A stunning looking man arrived at the hotel in a 4WD to collect me. His black hair curled to the shoulders, his skin was deep bronze, and piercing blue eyes smiled from the handsome face. A conventional tour guide uniform failed to disguise his muscular frame. And I realised I had seen him the night before, sparingly garbed in a Tahitian pareo and dancing on stage for a captive audience.


Tapu was an exotic cocktail, a seductive blend of France and Polynesia. And as he plunged us through valleys of pineapple and breadfruit towards the craggy interior of Moorea, he explained his background.

Born in New Caledonia to a French mother and Tahitian father, he spent some of his childhood in the South Pacific before his parents separated and his mother took him to France.

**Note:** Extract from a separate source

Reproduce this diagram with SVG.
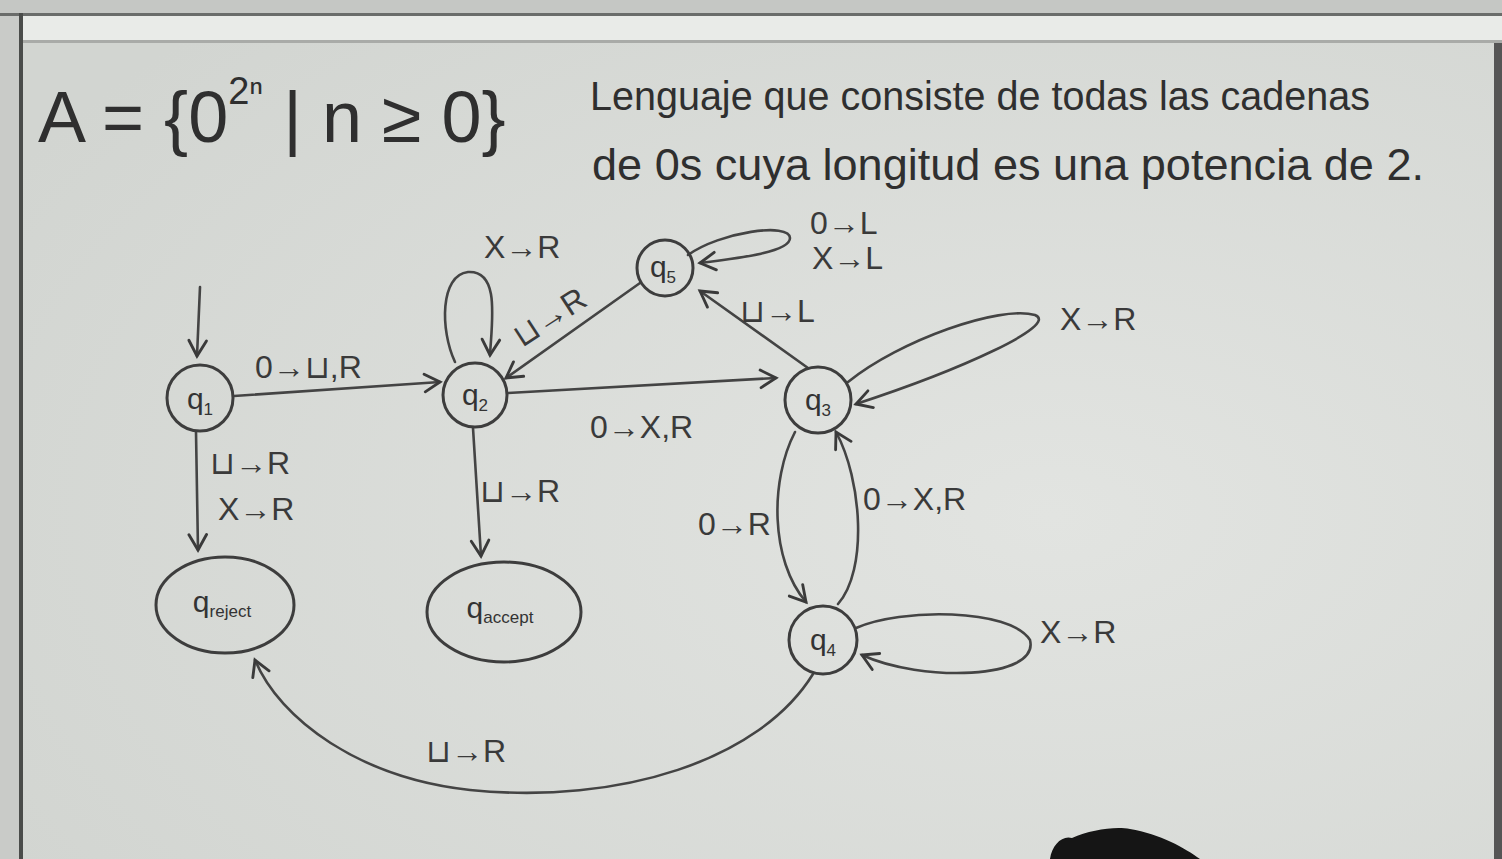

He completed his education there and added fluent Spanish and English to his French and Tahitian.

Then he fell in love with a French woman. They married and agreed to make their lives together in Tahiti.

She was happy at first. But as the months went by she began to long for the familiarity of her own people and culture. The feeling intensified and, like Tapu's parents, they were unable to bridge the gap.

"I had to let her go," said Tapu. "I miss her still. But I feel the need to be close to my Polynesian roots." He pointed to the thrusting peaks above the centre of the island. "I love this place."

Yet he admits to the pull of his European origins at times. And it took him two years to be accepted fully into the the Polynesian community. One of the reasons for learning Tahitian dance was to convince the people of his wish to belong, to be one of them. He stripped off his shirt to reveal a shell necklace and tattoos on his arms and torso which he had acquired after arriving in Tahiti.

He offered to show me how had learned how to climb a palm. While I looked discreetly over Oponohu Bay, where Captain Cook had anchored more than two centuries before, Tapu exchanged his shorts for a pare. I watched as, barefoot, he rose to the top in a series of powerful leaps and waved from under a bunch of green coconuts.

Tapu drove next to a lookout point on and asked if I would like to hear the sounds of Tahitian instruments from the mountaintops.

Of course, I said. Whereupon, he blew an instrument that looked like a pipe, not with his mouth but in the way of his Tahitian ancestors - with breath from his nose. And then he placed a shell to his mouth and blew.

The haunting sound echoed out over the valley. I looked at Tapu, etched against the bay and mountainous backdrop. Traces of his European heritage, for the moment at least, had all but vanished.

Fragrance from a bush of tropical flowers filled the air and the sound of ocean waves on the reef beyond beat like distant drums. And in that moment, if Tapu had told me his political allegiance in French Polynesia was on the side of independence, I would not have been surprised.